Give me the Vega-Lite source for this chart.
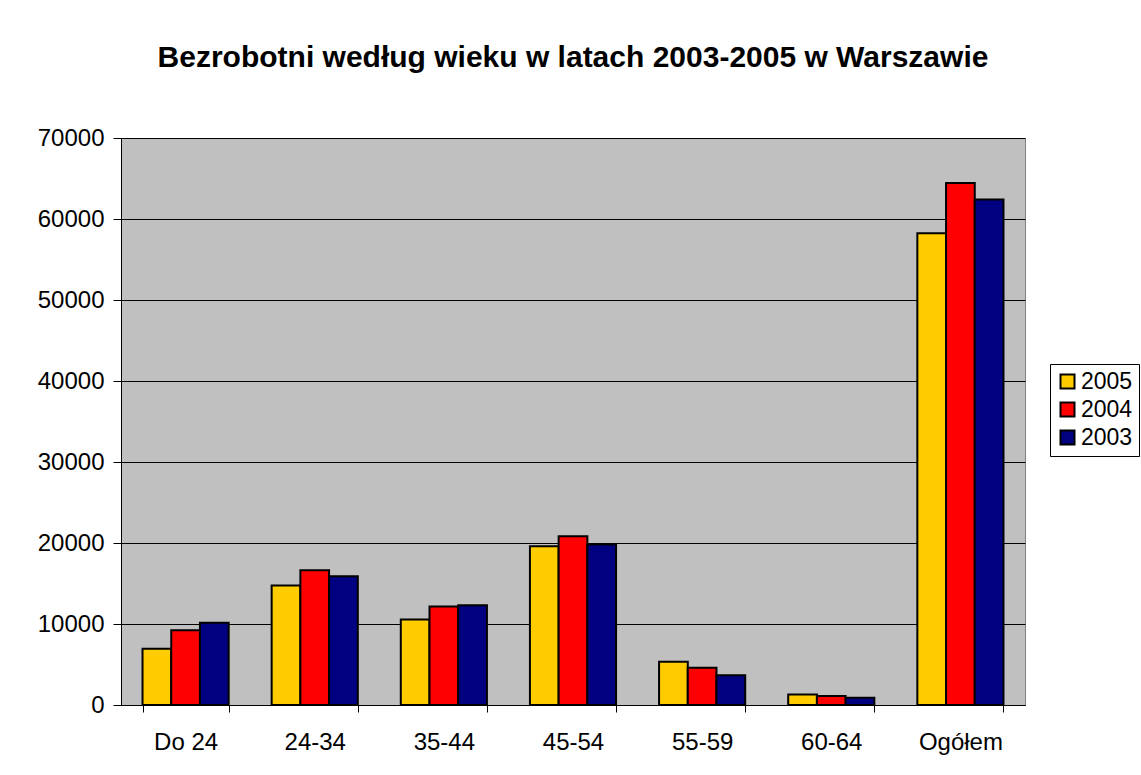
{
  "$schema": "https://vega.github.io/schema/vega-lite/v6.json",
  "width": 904,
  "height": 567,
  "autosize": {"type": "none"},
  "padding": {"left": 121, "top": 138, "right": 116, "bottom": 70},
  "background": "white",
  "title": {
    "text": "Bezrobotni według wieku w latach 2003-2005 w Warszawie",
    "font": "Liberation Sans",
    "fontSize": 30,
    "fontWeight": "bold",
    "color": "black",
    "anchor": "middle",
    "offset": 53
  },
  "data": {
    "values": [
      {"grupa": "Do 24", "rok": "2005", "liczba": 6940},
      {"grupa": "Do 24", "rok": "2004", "liczba": 9230},
      {"grupa": "Do 24", "rok": "2003", "liczba": 10150},
      {"grupa": "24-34", "rok": "2005", "liczba": 14750},
      {"grupa": "24-34", "rok": "2004", "liczba": 16640},
      {"grupa": "24-34", "rok": "2003", "liczba": 15900},
      {"grupa": "35-44", "rok": "2005", "liczba": 10560},
      {"grupa": "35-44", "rok": "2004", "liczba": 12160},
      {"grupa": "35-44", "rok": "2003", "liczba": 12320},
      {"grupa": "45-54", "rok": "2005", "liczba": 19600},
      {"grupa": "45-54", "rok": "2004", "liczba": 20830},
      {"grupa": "45-54", "rok": "2003", "liczba": 19800},
      {"grupa": "55-59", "rok": "2005", "liczba": 5350},
      {"grupa": "55-59", "rok": "2004", "liczba": 4600},
      {"grupa": "55-59", "rok": "2003", "liczba": 3660},
      {"grupa": "60-64", "rok": "2005", "liczba": 1300},
      {"grupa": "60-64", "rok": "2004", "liczba": 1100},
      {"grupa": "60-64", "rok": "2003", "liczba": 900},
      {"grupa": "Ogółem", "rok": "2005", "liczba": 58250},
      {"grupa": "Ogółem", "rok": "2004", "liczba": 64450},
      {"grupa": "Ogółem", "rok": "2003", "liczba": 62400}
    ]
  },
  "mark": {"type": "bar", "stroke": "black", "strokeWidth": 2},
  "encoding": {
    "x": {
      "field": "grupa",
      "type": "nominal",
      "sort": ["Do 24", "24-34", "35-44", "45-54", "55-59", "60-64", "Ogółem"],
      "scale": {"paddingInner": 0.333, "paddingOuter": 0.1667},
      "axis": {
        "title": null,
        "labelAngle": 0,
        "tickBand": "extent",
        "labelFont": "Liberation Sans",
        "labelFontSize": 24,
        "labelColor": "black",
        "labelPadding": 18,
        "domainColor": "black",
        "tickColor": "black",
        "tickSize": 7,
        "grid": false
      }
    },
    "xOffset": {
      "field": "rok",
      "type": "nominal",
      "sort": ["2005", "2004", "2003"],
      "scale": {"paddingInner": 0, "paddingOuter": 0}
    },
    "y": {
      "field": "liczba",
      "type": "quantitative",
      "scale": {"domain": [0, 70000], "nice": false},
      "axis": {
        "title": null,
        "values": [0, 10000, 20000, 30000, 40000, 50000, 60000, 70000],
        "format": "d",
        "labelFont": "Liberation Sans",
        "labelFontSize": 24,
        "labelColor": "black",
        "labelPadding": 9,
        "domainColor": "black",
        "tickColor": "black",
        "tickSize": 8,
        "grid": true,
        "gridColor": "black",
        "gridWidth": 1,
        "gridOpacity": 1
      }
    },
    "color": {
      "field": "rok",
      "type": "nominal",
      "sort": ["2005", "2004", "2003"],
      "scale": {"domain": ["2005", "2004", "2003"], "range": ["#FFCC00", "#FF0000", "#000080"]},
      "legend": {
        "title": null,
        "orient": "none",
        "legendX": 929,
        "legendY": 226,
        "symbolType": "square",
        "symbolSize": 196,
        "symbolStrokeColor": "black",
        "symbolStrokeWidth": 2,
        "symbolOpacity": 1,
        "labelFont": "Liberation Sans",
        "labelFontSize": 23,
        "labelColor": "black",
        "labelOffset": 2,
        "rowPadding": 4,
        "padding": 6,
        "strokeColor": "black",
        "fillColor": "white"
      }
    }
  },
  "config": {
    "view": {"fill": "#C0C0C0", "stroke": "#808080", "strokeWidth": 1}
  }
}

----------------

Instructions for the task
All of the data above should be quoted exactly, except for the pictures.

Response to this task
Give me the Vega-Lite source for this chart.
{
  "$schema": "https://vega.github.io/schema/vega-lite/v6.json",
  "width": 904,
  "height": 567,
  "autosize": {"type": "none"},
  "padding": {"left": 121, "top": 138, "right": 116, "bottom": 70},
  "background": "white",
  "title": {
    "text": "Bezrobotni według wieku w latach 2003-2005 w Warszawie",
    "font": "Liberation Sans",
    "fontSize": 30,
    "fontWeight": "bold",
    "color": "black",
    "anchor": "middle",
    "offset": 53
  },
  "data": {
    "values": [
      {"grupa": "Do 24", "rok": "2005", "liczba": 6940},
      {"grupa": "Do 24", "rok": "2004", "liczba": 9230},
      {"grupa": "Do 24", "rok": "2003", "liczba": 10150},
      {"grupa": "24-34", "rok": "2005", "liczba": 14750},
      {"grupa": "24-34", "rok": "2004", "liczba": 16640},
      {"grupa": "24-34", "rok": "2003", "liczba": 15900},
      {"grupa": "35-44", "rok": "2005", "liczba": 10560},
      {"grupa": "35-44", "rok": "2004", "liczba": 12160},
      {"grupa": "35-44", "rok": "2003", "liczba": 12320},
      {"grupa": "45-54", "rok": "2005", "liczba": 19600},
      {"grupa": "45-54", "rok": "2004", "liczba": 20830},
      {"grupa": "45-54", "rok": "2003", "liczba": 19800},
      {"grupa": "55-59", "rok": "2005", "liczba": 5350},
      {"grupa": "55-59", "rok": "2004", "liczba": 4600},
      {"grupa": "55-59", "rok": "2003", "liczba": 3660},
      {"grupa": "60-64", "rok": "2005", "liczba": 1300},
      {"grupa": "60-64", "rok": "2004", "liczba": 1100},
      {"grupa": "60-64", "rok": "2003", "liczba": 900},
      {"grupa": "Ogółem", "rok": "2005", "liczba": 58250},
      {"grupa": "Ogółem", "rok": "2004", "liczba": 64450},
      {"grupa": "Ogółem", "rok": "2003", "liczba": 62400}
    ]
  },
  "mark": {"type": "bar", "stroke": "black", "strokeWidth": 2},
  "encoding": {
    "x": {
      "field": "grupa",
      "type": "nominal",
      "sort": ["Do 24", "24-34", "35-44", "45-54", "55-59", "60-64", "Ogółem"],
      "scale": {"paddingInner": 0.333, "paddingOuter": 0.1667},
      "axis": {
        "title": null,
        "labelAngle": 0,
        "tickBand": "extent",
        "labelFont": "Liberation Sans",
        "labelFontSize": 24,
        "labelColor": "black",
        "labelPadding": 18,
        "domainColor": "black",
        "tickColor": "black",
        "tickSize": 7,
        "grid": false
      }
    },
    "xOffset": {
      "field": "rok",
      "type": "nominal",
      "sort": ["2005", "2004", "2003"],
      "scale": {"paddingInner": 0, "paddingOuter": 0}
    },
    "y": {
      "field": "liczba",
      "type": "quantitative",
      "scale": {"domain": [0, 70000], "nice": false},
      "axis": {
        "title": null,
        "values": [0, 10000, 20000, 30000, 40000, 50000, 60000, 70000],
        "format": "d",
        "labelFont": "Liberation Sans",
        "labelFontSize": 24,
        "labelColor": "black",
        "labelPadding": 9,
        "domainColor": "black",
        "tickColor": "black",
        "tickSize": 8,
        "grid": true,
        "gridColor": "black",
        "gridWidth": 1,
        "gridOpacity": 1
      }
    },
    "color": {
      "field": "rok",
      "type": "nominal",
      "sort": ["2005", "2004", "2003"],
      "scale": {"domain": ["2005", "2004", "2003"], "range": ["#FFCC00", "#FF0000", "#000080"]},
      "legend": {
        "title": null,
        "orient": "none",
        "legendX": 929,
        "legendY": 226,
        "symbolType": "square",
        "symbolSize": 196,
        "symbolStrokeColor": "black",
        "symbolStrokeWidth": 2,
        "symbolOpacity": 1,
        "labelFont": "Liberation Sans",
        "labelFontSize": 23,
        "labelColor": "black",
        "labelOffset": 2,
        "rowPadding": 4,
        "padding": 6,
        "strokeColor": "black",
        "fillColor": "white"
      }
    }
  },
  "config": {
    "view": {"fill": "#C0C0C0", "stroke": "#808080", "strokeWidth": 1}
  }
}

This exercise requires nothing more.